Na raiz está o risco civilizacional primeiro, da perda do sentido de Deus, que deixa os homens e as mulheres abandonados a si mesmos e, de alguma forma, cegos às realidades pela ofuscação da autorreferencialidade. Mas são também os riscos de sociedades inteiras, movidas por interesses individuais egoístas e egocêntricos, a competição desenfreada que daí deriva, afastando do jogo os mais fracos e os menos aptos, assim como a emergência de uma crença mágica nas soluções tecnológicas, como se as considerações de ordem ética não fossem razoáveis nem a vida nos impusesse um sem número de escolhas que escapam às evidências estatísticas, a perda do sentido da política.

Bergoglio acredita desde cedo que as democracias só o são nas pessoas que pensam tão bem quanto sentem, impressionáveis com o rosto dos dramas reais e que agem generosamente para um bem comum construindo a múltiplas vozes, pois a realidade é rica e pluriforme, desafiadora na sua intensa diversidade, e sem proximidade desumanizam-se facilmente na comodidade e defesa do seu poder.

Com as dificuldades que encontram a implementação dos Direitos Humanos e os princípios da Liberdade, da Igualdade e da Fraternidade, e o enclausuramento da Solidariedade, esvaziada pela ótica dos “muros” e do familismo, o Papa reconhece que necessitamos de aprender uma Cultura do Encontro, que cuide da fragilidade óbvia das pessoas e dos Povos, ancorada nos princípios da Misericórdia: Acolher, Proteger, Promover e Integrar. É, pois, necessário um novo olhar, uma visão dolente e compassiva, a partir das periferias, tão ignorantemente ignoradas, ou não haverá mudança das estruturas injustas, apenas alterações cosméticas.
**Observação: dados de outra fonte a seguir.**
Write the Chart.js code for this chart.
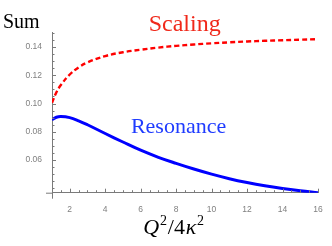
<!DOCTYPE html>
<html>
<head>
<meta charset="utf-8">
<script src="https://cdn.jsdelivr.net/npm/chart.js@4"></script>
<style>
  body { margin: 0; background: #fff; }
  canvas { display: block; }
</style>
</head>
<body>
<canvas id="myChart" width="332" height="246"></canvas>
<script>
// values
var xValues = [1, 1.25, 1.5, 2, 2.5, 3, 4, 5, 6, 7, 8, 9, 10, 11, 12, 13, 14, 15, 16];
var scaling = [0.1005, 0.1080, 0.1130, 0.1205, 0.1255, 0.1290, 0.1335, 0.1362, 0.1380, 0.1395, 0.1407, 0.1417, 0.1425, 0.1432, 0.1438, 0.1443, 0.1447, 0.1451, 0.1454];
var resonance = [0.0885, 0.0903, 0.0908, 0.0900, 0.0878, 0.0850, 0.0788, 0.0728, 0.0670, 0.0620, 0.0577, 0.0537, 0.0501, 0.0469, 0.0442, 0.0419, 0.0400, 0.0384, 0.0370];

var xTickLabels = [2, 4, 6, 8, 10, 12, 14, 16];
var yTickLabels = [0.06, 0.08, 0.10, 0.12, 0.14];

function toPoints(ys) {
  return xValues.map((x, i) => ({ x: x, y: ys[i] }));
}

function isMajor(list, v) {
  return list.some(t => Math.abs(t - v) < 1e-9);
}

// inward tick marks + axis overhang + text labels
var decor = {
  id: 'decor',
  afterDraw: function (chart) {
    var ctx = chart.ctx;
    var xs = chart.scales.x, ys = chart.scales.y;
    var area = chart.chartArea;
    ctx.save();
    ctx.strokeStyle = '#7a7a7a';
    ctx.lineWidth = 1;
    ctx.beginPath();
    ctx.moveTo(area.left - 6, area.bottom + 0.5);
    ctx.lineTo(area.left, area.bottom + 0.5);
    ctx.moveTo(area.left + 0.5, area.bottom);
    ctx.lineTo(area.left + 0.5, area.bottom + 6);
    xs.ticks.forEach(t => {
      var px = Math.round(xs.getPixelForValue(t.value)) + 0.5;
      var len = isMajor(xTickLabels, t.value) ? 4 : 2.5;
      ctx.moveTo(px, area.bottom);
      ctx.lineTo(px, area.bottom - len);
    });
    ys.ticks.forEach(t => {
      var py = Math.round(ys.getPixelForValue(t.value)) + 0.5;
      var len = isMajor(yTickLabels, t.value) ? 4 : 2.5;
      ctx.moveTo(area.left, py);
      ctx.lineTo(area.left + len, py);
    });
    ctx.stroke();

    ctx.textBaseline = 'alphabetic';
    ctx.textAlign = 'left';
    ctx.fillStyle = '#000';
    ctx.font = '20px "Liberation Serif"';
    ctx.fillText('Sum', 3, area.top - 4);

    ctx.fillStyle = '#f0281a';
    ctx.font = '24px "Liberation Serif"';
    ctx.fillText('Scaling', xs.getPixelForValue(6.45), ys.getPixelForValue(0.1510));

    ctx.fillStyle = '#1f3cff';
    ctx.font = '22px "Liberation Serif"';
    ctx.fillText('Resonance', xs.getPixelForValue(5.45), ys.getPixelForValue(0.0795));

    // x axis title Q^2/4k^2
    var parts = [
      ['Q', 'italic 22px "Liberation Serif"', 0],
      ['2', '14px "Liberation Serif"', -9],
      ['/4', '22px "Liberation Serif"', 0],
      ['\u03BA', 'italic 22px "Liberation Serif"', 0],
      ['2', '14px "Liberation Serif"', -9]
    ];
    var px = xs.getPixelForValue(6.15);
    var base = area.bottom + 41;
    ctx.fillStyle = '#000';
    parts.forEach(p => {
      ctx.font = p[1];
      ctx.fillText(p[0], px, base + p[2]);
      px += ctx.measureText(p[0]).width + 0.8;
    });
    ctx.restore();
  }
};

var tickFont = { family: 'Liberation Sans', size: 8.5 };

var ctx = document.getElementById('myChart').getContext('2d');
var myChart = new Chart(ctx, {
  type: 'line',
  data: {
    datasets: [
      {
        label: 'Scaling',
        data: toPoints(scaling),
        borderColor: '#ff0000',
        borderWidth: 2.4,
        borderDash: [5, 3],
        pointRadius: 0,
        tension: 0.4,
        fill: false
      },
      {
        label: 'Resonance',
        data: toPoints(resonance),
        borderColor: '#0000ff',
        borderWidth: 3,
        pointRadius: 0,
        tension: 0.4,
        fill: false
      }
    ]
  },
  options: {
    responsive: false,
    animation: false,
    layout: { padding: { left: 0, top: 32, right: 14, bottom: 0 } },
    plugins: { legend: { display: false }, tooltip: { enabled: false } },
    scales: {
      x: {
        type: 'linear',
        min: 1,
        max: 16,
        grid: { display: false },
        border: { display: true, color: '#7a7a7a', width: 1 },
        afterBuildTicks: function (scale) {
          var t = [];
          for (var i = 3; i <= 32; i++) t.push({ value: i / 2 });
          scale.ticks = t;
        },
        afterFit: function (scale) { scale.height = 53.3; },
        ticks: {
          autoSkip: false,
          maxRotation: 0,
          padding: 4,
          color: '#808080',
          font: tickFont,
          callback: function (v) { return isMajor(xTickLabels, v) ? String(v) : ''; }
        }
      },
      y: {
        type: 'linear',
        min: 0.037,
        max: 0.1505,
        grid: { display: false },
        border: { display: true, color: '#7a7a7a', width: 1 },
        afterBuildTicks: function (scale) {
          var t = [];
          for (var i = 8; i <= 30; i++) t.push({ value: Math.round(i * 5) / 1000 });
          scale.ticks = t;
        },
        afterFit: function (scale) { scale.width = 52; },
        ticks: {
          autoSkip: false,
          padding: 2,
          color: '#808080',
          font: tickFont,
          callback: function (v) { return isMajor(yTickLabels, v) ? v.toFixed(2) : ''; }
        }
      }
    }
  },
  plugins: [decor]
});
</script>
</body>
</html>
Com o documento programático do Papa e das suas declinações nos âmbitos cruciais, a privilegiar (família, conversão, juventude, ecologia integral, mundo pós-pandémico), a Misericórdia surge, então, como “a” proposta de transformação do mundo – evitando que se cometam os erros que promovem a desigualdade e a insegurança – e que significará ter todos os seres humanos não só como destinatários de políticas dignas e equilibradas, mas também protagonistas dos processos de conversão de que tanto carecemos. Todos os cidadãos e cidadãs do mundo devem ter a possibilidade de erguer uma Voz, de se fazer ouvir e de se responsabilizar pelo bem comum, pois cada ser humano é um “chão sagrado” dotado de dignidade, a partir do qual o bem pode germinar.

Como a Misericórdia como categoria política sublinha a necessidade de “construir” a polis a partir das margens, de onde tudo se vê e experimenta melhor, mais amplamente, assim se evitarão as decisões escudadas cobardemente em confortáveis modelos abstratos, escassamente fundamentados e a priori enviesados por interesses particulares e/ou momentâneos.
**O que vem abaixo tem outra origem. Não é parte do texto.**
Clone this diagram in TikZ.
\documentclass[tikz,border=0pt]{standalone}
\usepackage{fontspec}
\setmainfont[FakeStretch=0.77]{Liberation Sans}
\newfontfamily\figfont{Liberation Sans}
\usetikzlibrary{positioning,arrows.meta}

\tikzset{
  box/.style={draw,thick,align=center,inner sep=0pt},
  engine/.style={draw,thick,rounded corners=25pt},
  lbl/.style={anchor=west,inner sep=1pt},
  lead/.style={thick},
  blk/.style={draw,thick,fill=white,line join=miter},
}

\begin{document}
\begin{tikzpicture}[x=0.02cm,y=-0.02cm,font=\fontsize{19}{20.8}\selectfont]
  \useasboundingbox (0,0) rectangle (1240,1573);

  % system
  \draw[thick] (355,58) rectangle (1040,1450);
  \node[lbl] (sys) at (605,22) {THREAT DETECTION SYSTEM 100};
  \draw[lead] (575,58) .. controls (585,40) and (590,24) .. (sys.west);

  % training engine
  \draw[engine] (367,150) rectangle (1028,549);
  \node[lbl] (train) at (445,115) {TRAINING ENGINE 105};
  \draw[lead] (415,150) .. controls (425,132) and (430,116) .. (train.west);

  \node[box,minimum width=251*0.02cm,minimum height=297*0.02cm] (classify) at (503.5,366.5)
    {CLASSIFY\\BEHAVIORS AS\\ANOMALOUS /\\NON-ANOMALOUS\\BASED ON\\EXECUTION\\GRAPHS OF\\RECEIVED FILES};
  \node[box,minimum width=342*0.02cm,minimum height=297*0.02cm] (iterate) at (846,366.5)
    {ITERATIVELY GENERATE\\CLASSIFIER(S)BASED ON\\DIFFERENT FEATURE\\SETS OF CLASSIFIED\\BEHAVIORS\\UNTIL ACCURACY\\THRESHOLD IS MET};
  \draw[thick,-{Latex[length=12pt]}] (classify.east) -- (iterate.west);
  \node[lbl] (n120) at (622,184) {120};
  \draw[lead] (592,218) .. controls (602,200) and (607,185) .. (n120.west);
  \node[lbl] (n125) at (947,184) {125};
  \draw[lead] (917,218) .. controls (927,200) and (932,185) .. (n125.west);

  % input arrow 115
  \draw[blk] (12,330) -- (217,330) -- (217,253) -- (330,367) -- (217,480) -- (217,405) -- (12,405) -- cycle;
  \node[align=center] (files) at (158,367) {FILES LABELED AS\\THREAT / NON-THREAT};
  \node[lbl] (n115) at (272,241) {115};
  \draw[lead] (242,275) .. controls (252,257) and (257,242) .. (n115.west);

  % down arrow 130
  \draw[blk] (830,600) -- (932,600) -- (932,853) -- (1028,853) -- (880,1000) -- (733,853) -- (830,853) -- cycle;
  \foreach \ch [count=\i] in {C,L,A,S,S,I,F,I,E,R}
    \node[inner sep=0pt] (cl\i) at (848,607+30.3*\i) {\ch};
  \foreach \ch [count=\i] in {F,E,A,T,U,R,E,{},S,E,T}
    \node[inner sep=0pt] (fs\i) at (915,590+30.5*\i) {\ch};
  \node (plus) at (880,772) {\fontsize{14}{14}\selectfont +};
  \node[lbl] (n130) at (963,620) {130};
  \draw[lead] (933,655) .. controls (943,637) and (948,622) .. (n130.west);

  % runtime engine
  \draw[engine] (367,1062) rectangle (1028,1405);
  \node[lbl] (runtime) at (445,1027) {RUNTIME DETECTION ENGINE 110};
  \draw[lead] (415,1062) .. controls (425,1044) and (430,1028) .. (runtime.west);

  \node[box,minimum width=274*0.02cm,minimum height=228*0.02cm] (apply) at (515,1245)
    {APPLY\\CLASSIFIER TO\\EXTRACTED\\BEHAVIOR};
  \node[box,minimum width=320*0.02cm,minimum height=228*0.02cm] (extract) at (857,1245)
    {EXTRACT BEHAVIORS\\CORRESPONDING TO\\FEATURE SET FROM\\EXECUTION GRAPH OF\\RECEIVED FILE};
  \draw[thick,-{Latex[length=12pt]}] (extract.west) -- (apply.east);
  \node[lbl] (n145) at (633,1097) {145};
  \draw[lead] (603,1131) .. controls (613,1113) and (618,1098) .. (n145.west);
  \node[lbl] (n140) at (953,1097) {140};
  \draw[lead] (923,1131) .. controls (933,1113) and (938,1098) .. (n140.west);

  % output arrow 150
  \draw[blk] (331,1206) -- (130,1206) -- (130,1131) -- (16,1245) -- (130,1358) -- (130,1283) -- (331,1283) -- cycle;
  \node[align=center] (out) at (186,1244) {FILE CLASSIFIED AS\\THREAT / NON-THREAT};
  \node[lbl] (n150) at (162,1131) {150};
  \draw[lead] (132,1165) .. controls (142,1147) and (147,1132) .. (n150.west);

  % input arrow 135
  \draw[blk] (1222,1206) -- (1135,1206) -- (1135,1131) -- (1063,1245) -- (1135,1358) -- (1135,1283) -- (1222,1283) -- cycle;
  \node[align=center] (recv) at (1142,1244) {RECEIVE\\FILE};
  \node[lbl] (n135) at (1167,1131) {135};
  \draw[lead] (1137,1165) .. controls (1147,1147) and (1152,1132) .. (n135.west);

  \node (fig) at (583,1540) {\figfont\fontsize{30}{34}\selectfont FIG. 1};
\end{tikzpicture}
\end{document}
Assim, os processos de decisão/avaliação política incorporam o potencial de olhar as realidades através dos princípios de reflexão/decisão conducentes ao discernimento: o tempo é superior ao espaço; a unidade prevalece sobre o conflito; a realidade é mais importante do que a ideia; o todo é superior à parte. São os instrumentos de recuperação da política nobre e generosa, necessários na identificação e resolução das grandes feridas da vida comum: o individualismo exacerbado, a tecnocracia e, visto a partir do mundo ainda em desenvolvimento, o neoliberalismo, cruel e colonizador, conducentes a uma cultura da divisão, do descarte e da indiferença, na qual, quem não possui bens, poder, não conta.

Assim, a Misericórdia surge como “o” padrão da decisão, como a referência segura para as políticas públicas, nas quais o Serviço é o caminho da inovação criativa e o padrão da eficácia e da eficiência, num contexto em que a intervenção política deve ser a cooperação, o instrumento que facilita a reconciliação e construirá a paz numa sociedade equitativa, mais livre e confiável. O futuro exige o exercício de justiça e de re-constituição das relações a que a só a Misericórdia conduz.